You're Symbolism! In the late 1800's the world of art was filled with art movements which all seemed to promote some external cause. A group of poets, writers and artists got fed up with this exploitation of art, and founded a new art movement, symbolism, whose primary cause was to create art just for the sake of creating art. In visual arts, symbolists were quite flexible when it came to the technique - their styles varied from traditional to impressionist and expressionist - but the mystical content of their works of art were always, needless to say, symbolic. What they painted didn't always directly correspond to what they were actually portraying; a young boy getting out of bed in the morning may have portrayed coming of age, a skeleton represented death, and an angel stood for innocence, for instance. The right interpretation was usually left to the viewer. The atmosphere in symbolist works of art was often spooky, mystical, dreamy, and sensual.

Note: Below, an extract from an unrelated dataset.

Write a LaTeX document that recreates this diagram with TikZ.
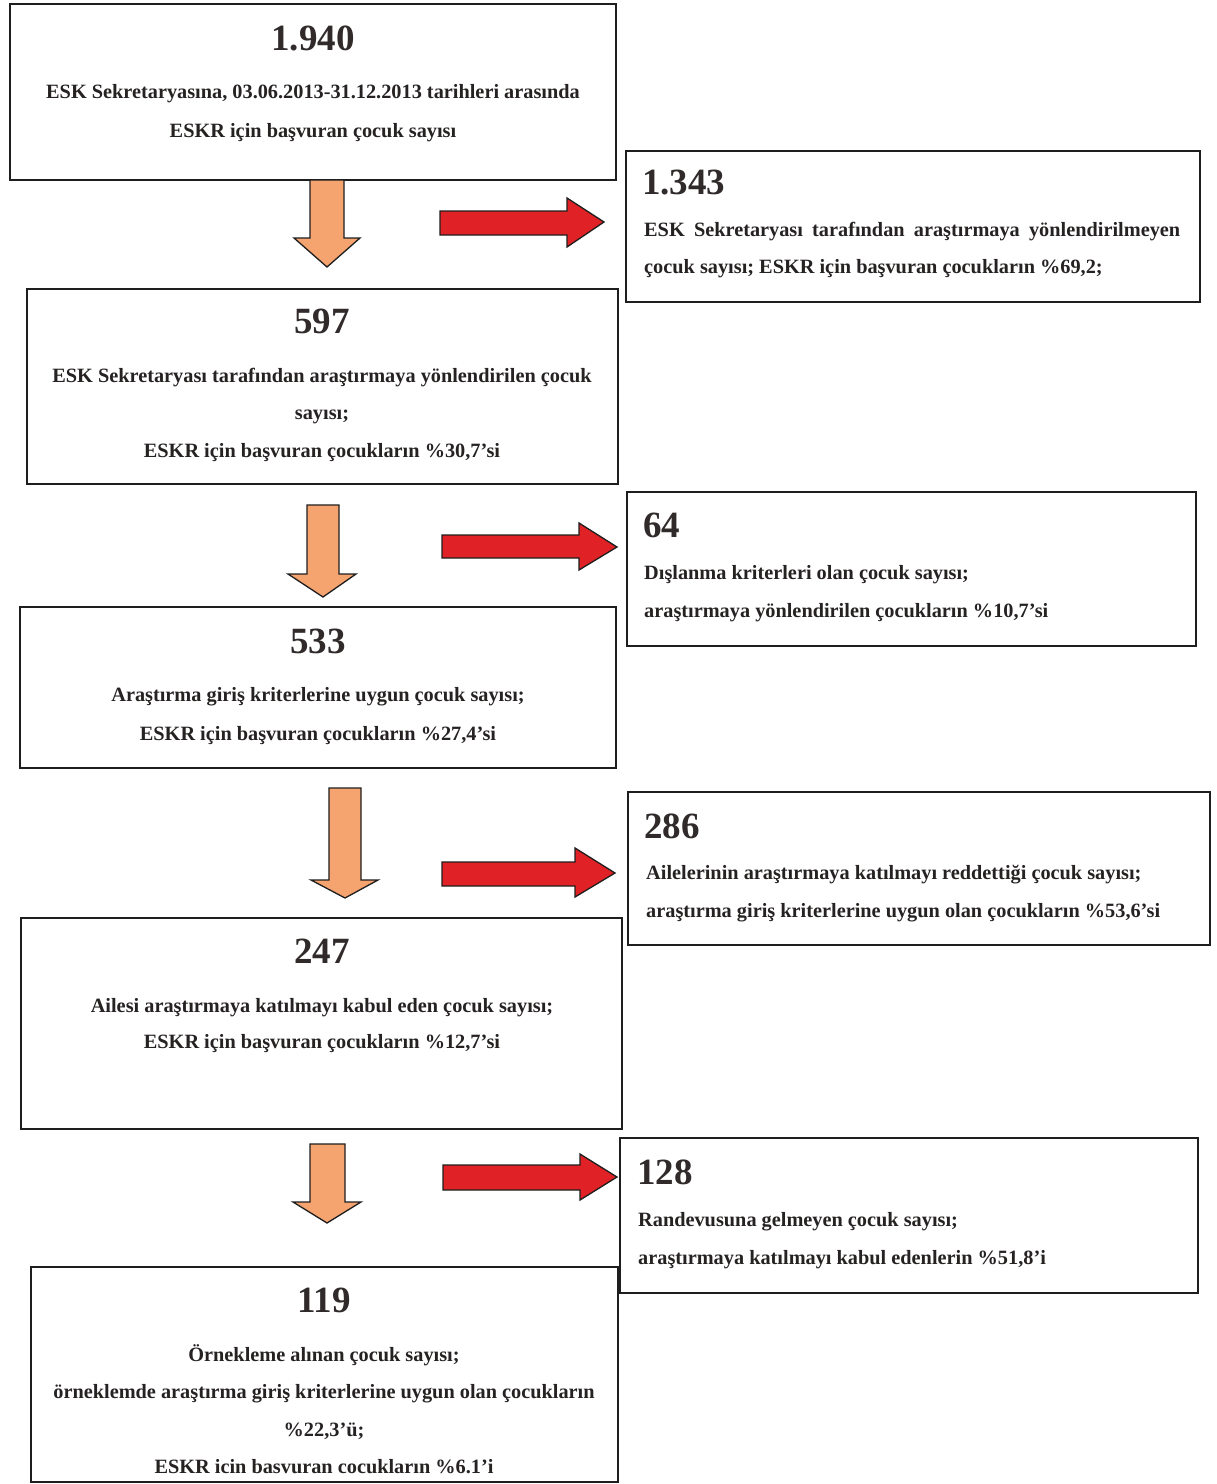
\documentclass[tikz,border=0pt]{standalone}
\usepackage{fontspec}
\setmainfont{Liberation Serif}
\newfontfamily\boxfont{Liberation Serif}
\definecolor{txtcol}{HTML}{262222}
\definecolor{numcol}{HTML}{302A2A}
\definecolor{orangefill}{HTML}{F5A36F}
\definecolor{redfill}{HTML}{E02226}
\definecolor{edgecol}{HTML}{1E1E1E}
\tikzset{
  boxframe/.style={draw=edgecol, line width=1.8pt, fill=white},
  txt/.style={anchor=base, inner sep=0pt, text=txtcol, font=\boxfont\bfseries\fontsize{20.3}{22}\selectfont},
  txtl/.style={txt, anchor=base west},
  num/.style={anchor=base, inner sep=0pt, text=numcol, font=\boxfont\bfseries\fontsize{37}{40}\selectfont},
  numl/.style={num, anchor=base west},
  downarrow/.style={draw=edgecol, line width=1.3pt, fill=orangefill, line join=miter},
  rightarrow/.style={draw=edgecol, line width=1.3pt, fill=redfill, line join=miter}
}
\begin{document}
\begin{tikzpicture}[x=1pt,y=-1pt]
\useasboundingbox (0,0) rectangle (1217,1484);
\fill[white] (0,0) rectangle (1217,1484);

% boxes
\path[boxframe] (10,4) rectangle (616,180);
\path[boxframe] (626,151) rectangle (1200,302);
\path[boxframe] (27,289) rectangle (618,484);
\path[boxframe] (627,492) rectangle (1196,646);
\path[boxframe] (20,607) rectangle (616,768);
\path[boxframe] (628,792) rectangle (1210,945);
\path[boxframe] (21,918) rectangle (622,1129);
\path[boxframe] (620,1138) rectangle (1198,1293);
\path[boxframe] (31,1267) rectangle (618,1482);

% box 1
\node[num] (n1) at (313,50) {1.940};
\node[txt] (t1a) at (313,98) {ESK Sekretaryasına, 03.06.2013-31.12.2013 tarihleri arasında};
\node[txt] (t1b) at (313,137) {ESKR için başvuran çocuk sayısı};

% box 2
\node[numl] (n2) at (642,194) {1.343};
\node[txtl] (t2a) at (644,236) {\makebox[536pt][s]{ESK Sekretaryası tarafından araştırmaya yönlendirilmeyen}};
\node[txtl] (t2b) at (644,273) {çocuk sayısı; ESKR için başvuran çocukların \%69,2;};

% box 3
\node[num] (n3) at (322,333) {597};
\node[txt] (t3a) at (322,382) {ESK Sekretaryası tarafından araştırmaya yönlendirilen çocuk};
\node[txt] (t3b) at (322,419) {sayısı;};
\node[txt] (t3c) at (322,457) {ESKR için başvuran çocukların \%30,7’si};

% box 4
\node[numl] (n4) at (643,537) {64};
\node[txtl] (t4a) at (644,579) {Dışlanma kriterleri olan çocuk sayısı;};
\node[txtl] (t4b) at (644,617) {araştırmaya yönlendirilen çocukların \%10,7’si};

% box 5
\node[num] (n5) at (318,653) {533};
\node[txt] (t5a) at (318,701) {Araştırma giriş kriterlerine uygun çocuk sayısı;};
\node[txt] (t5b) at (318,740) {ESKR için başvuran çocukların \%27,4’si};

% box 6
\node[numl] (n6) at (644,838) {286};
\node[txtl] (t6a) at (646,879) {Ailelerinin araştırmaya katılmayı reddettiği çocuk sayısı;};
\node[txtl] (t6b) at (646,917) {araştırma giriş kriterlerine uygun olan çocukların \%53,6’si};

% box 7
\node[num] (n7) at (322,963) {247};
\node[txt] (t7a) at (322,1012) {Ailesi araştırmaya katılmayı kabul eden çocuk sayısı;};
\node[txt] (t7b) at (322,1048) {ESKR için başvuran çocukların \%12,7’si};

% box 8
\node[numl] (n8) at (637,1184) {128};
\node[txtl] (t8a) at (638,1226) {Randevusuna gelmeyen çocuk sayısı;};
\node[txtl] (t8b) at (638,1264) {araştırmaya katılmayı kabul edenlerin \%51,8’i};

% box 9
\node[num] (n9) at (324,1312) {119};
\node[txt] (t9a) at (324,1361) {Örnekleme alınan çocuk sayısı;};
\node[txt] (t9b) at (324,1398) {örneklemde araştırma giriş kriterlerine uygun olan çocukların};
\node[txt] (t9c) at (324,1436) {\%22,3’ü;};
\node[txt] (t9d) at (324,1473) {ESKR icin basvuran cocukların \%6.1’i};

% down arrows
\path[downarrow] (310,180) -- (344,180) -- (344,238) -- (360,238) -- (327,267) -- (294,238) -- (310,238) -- cycle;
\path[downarrow] (307,505) -- (339,505) -- (339,574) -- (356,574) -- (323,597) -- (288,574) -- (307,574) -- cycle;
\path[downarrow] (329,788) -- (361,788) -- (361,880) -- (378,880) -- (345,898) -- (311,880) -- (329,880) -- cycle;
\path[downarrow] (310,1144) -- (345,1144) -- (345,1202) -- (361,1202) -- (327,1223) -- (293,1202) -- (310,1202) -- cycle;

% right arrows
\path[rightarrow] (440,211) -- (567,211) -- (567,198) -- (604,222) -- (567,247) -- (567,235) -- (440,235) -- cycle;
\path[rightarrow] (442,535) -- (579,535) -- (579,523) -- (617,547) -- (579,570) -- (579,558) -- (442,558) -- cycle;
\path[rightarrow] (442,862) -- (575,862) -- (575,848) -- (615,873) -- (575,897) -- (575,886) -- (442,886) -- cycle;
\path[rightarrow] (443,1165) -- (580,1165) -- (580,1154) -- (617,1177) -- (580,1200) -- (580,1190) -- (443,1190) -- cycle;
\end{tikzpicture}
\end{document}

Famous symbolists: Gustave Moreau, Hugo Simberg
Picture: The Wounded Angel by Hugo Simberg - Simberg's paintings usually contained well-known mythical characters (such as the crouchy skeleton-shaped Death, and the poor little Devil) combined with surprisingly normal country surroundings. One of his trademarks was portraying traditionally scary things, like death, as pleasant, melancholic characters who didn't seem threatening at all. The Wounded Angel is a very clear example of symbolic art - metaphorically, the idea of two young boys carrying a wounded angel can be interpreted in many ways (such as the loss of innocence or the end of childhood, for instance), but whatever the case is, the angel in the picture is more than just an angel.